■ **SET PROBLEM**: Extract the lines up to and including the one that contains "(10.5,10.5) -- (10.5,420);", starting with the first line of the entries below, and omit the pictures.

##### RECORDS FOR THIS TASK

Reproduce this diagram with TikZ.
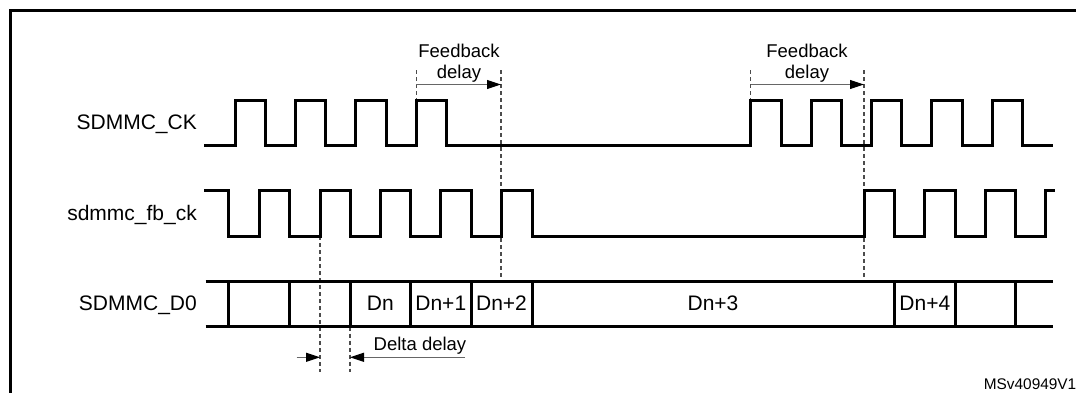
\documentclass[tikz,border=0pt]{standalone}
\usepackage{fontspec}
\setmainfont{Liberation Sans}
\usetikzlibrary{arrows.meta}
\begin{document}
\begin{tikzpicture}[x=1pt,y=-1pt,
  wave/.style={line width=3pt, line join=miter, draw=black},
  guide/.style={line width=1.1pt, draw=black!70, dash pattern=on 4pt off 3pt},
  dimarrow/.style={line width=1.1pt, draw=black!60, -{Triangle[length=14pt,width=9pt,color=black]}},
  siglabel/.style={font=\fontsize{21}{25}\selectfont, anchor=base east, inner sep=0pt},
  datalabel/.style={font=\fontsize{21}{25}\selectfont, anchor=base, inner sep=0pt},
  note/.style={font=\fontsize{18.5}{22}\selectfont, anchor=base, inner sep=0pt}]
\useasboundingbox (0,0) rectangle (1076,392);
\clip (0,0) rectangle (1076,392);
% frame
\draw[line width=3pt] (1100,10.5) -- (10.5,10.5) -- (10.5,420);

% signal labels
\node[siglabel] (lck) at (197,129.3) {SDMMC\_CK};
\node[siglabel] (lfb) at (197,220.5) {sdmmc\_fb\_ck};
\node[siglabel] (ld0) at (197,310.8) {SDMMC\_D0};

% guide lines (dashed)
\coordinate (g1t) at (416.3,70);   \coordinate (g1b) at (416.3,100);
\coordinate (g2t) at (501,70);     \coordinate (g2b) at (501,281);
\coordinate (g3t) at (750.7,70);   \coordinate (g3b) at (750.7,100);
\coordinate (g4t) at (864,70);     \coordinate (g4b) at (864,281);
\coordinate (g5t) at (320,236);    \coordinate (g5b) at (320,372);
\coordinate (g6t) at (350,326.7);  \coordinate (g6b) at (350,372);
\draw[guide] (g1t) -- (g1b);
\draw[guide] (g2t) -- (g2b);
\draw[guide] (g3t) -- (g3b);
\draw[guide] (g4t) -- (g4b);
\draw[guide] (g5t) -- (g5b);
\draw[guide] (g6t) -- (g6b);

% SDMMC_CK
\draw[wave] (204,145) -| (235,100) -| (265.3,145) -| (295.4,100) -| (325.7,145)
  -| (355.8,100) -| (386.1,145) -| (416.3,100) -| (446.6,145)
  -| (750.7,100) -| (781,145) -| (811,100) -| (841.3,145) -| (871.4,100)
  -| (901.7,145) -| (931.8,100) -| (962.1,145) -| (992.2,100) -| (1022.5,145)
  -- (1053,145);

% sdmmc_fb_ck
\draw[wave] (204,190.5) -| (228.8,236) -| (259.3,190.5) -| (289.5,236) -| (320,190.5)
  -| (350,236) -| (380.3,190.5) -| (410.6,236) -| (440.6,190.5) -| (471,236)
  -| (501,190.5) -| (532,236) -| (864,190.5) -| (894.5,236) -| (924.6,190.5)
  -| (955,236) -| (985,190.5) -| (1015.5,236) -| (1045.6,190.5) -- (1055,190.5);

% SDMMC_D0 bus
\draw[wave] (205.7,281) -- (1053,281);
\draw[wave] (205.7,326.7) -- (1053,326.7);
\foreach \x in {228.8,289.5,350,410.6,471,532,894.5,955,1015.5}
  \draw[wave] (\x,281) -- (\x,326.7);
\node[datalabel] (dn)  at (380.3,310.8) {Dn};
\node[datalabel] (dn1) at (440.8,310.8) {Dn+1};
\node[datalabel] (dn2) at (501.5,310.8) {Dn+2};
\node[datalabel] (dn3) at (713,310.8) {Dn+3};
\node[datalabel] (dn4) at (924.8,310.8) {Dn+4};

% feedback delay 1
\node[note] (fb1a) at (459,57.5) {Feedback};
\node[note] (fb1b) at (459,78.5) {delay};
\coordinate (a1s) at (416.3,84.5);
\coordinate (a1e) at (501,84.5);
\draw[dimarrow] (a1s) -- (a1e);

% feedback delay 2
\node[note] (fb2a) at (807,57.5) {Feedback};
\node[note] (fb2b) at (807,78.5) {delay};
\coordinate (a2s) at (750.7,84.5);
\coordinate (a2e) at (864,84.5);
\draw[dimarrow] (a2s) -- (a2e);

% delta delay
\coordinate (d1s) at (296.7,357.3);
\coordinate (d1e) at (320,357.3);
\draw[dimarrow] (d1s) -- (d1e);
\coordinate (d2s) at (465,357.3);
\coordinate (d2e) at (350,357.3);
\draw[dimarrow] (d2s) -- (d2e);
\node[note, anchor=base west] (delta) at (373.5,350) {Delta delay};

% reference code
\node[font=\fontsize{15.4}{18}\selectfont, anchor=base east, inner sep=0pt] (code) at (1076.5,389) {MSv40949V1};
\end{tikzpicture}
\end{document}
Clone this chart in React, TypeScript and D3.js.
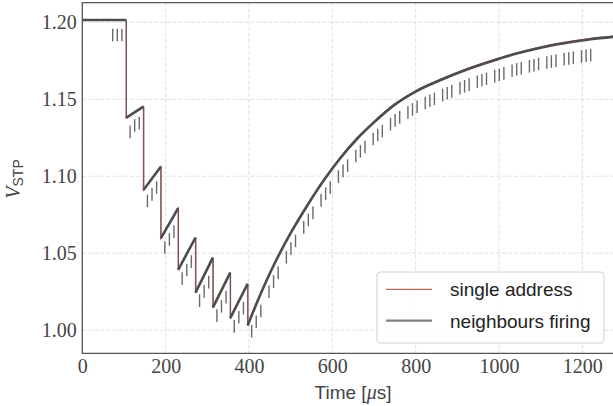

##########

■ **EXERCISE ANSWER**:
Reproduce this diagram with TikZ.
\documentclass[tikz,border=0pt]{standalone}
\usepackage{fontspec}
\setmainfont{Liberation Sans}
\usetikzlibrary{arrows.meta}
\begin{document}
\begin{tikzpicture}[x=1pt,y=-1pt,
  wave/.style={line width=3pt, line join=miter, draw=black},
  guide/.style={line width=1.1pt, draw=black!70, dash pattern=on 4pt off 3pt},
  dimarrow/.style={line width=1.1pt, draw=black!60, -{Triangle[length=14pt,width=9pt,color=black]}},
  siglabel/.style={font=\fontsize{21}{25}\selectfont, anchor=base east, inner sep=0pt},
  datalabel/.style={font=\fontsize{21}{25}\selectfont, anchor=base, inner sep=0pt},
  note/.style={font=\fontsize{18.5}{22}\selectfont, anchor=base, inner sep=0pt}]
\useasboundingbox (0,0) rectangle (1076,392);
\clip (0,0) rectangle (1076,392);
% frame
\draw[line width=3pt] (1100,10.5) -- (10.5,10.5) -- (10.5,420);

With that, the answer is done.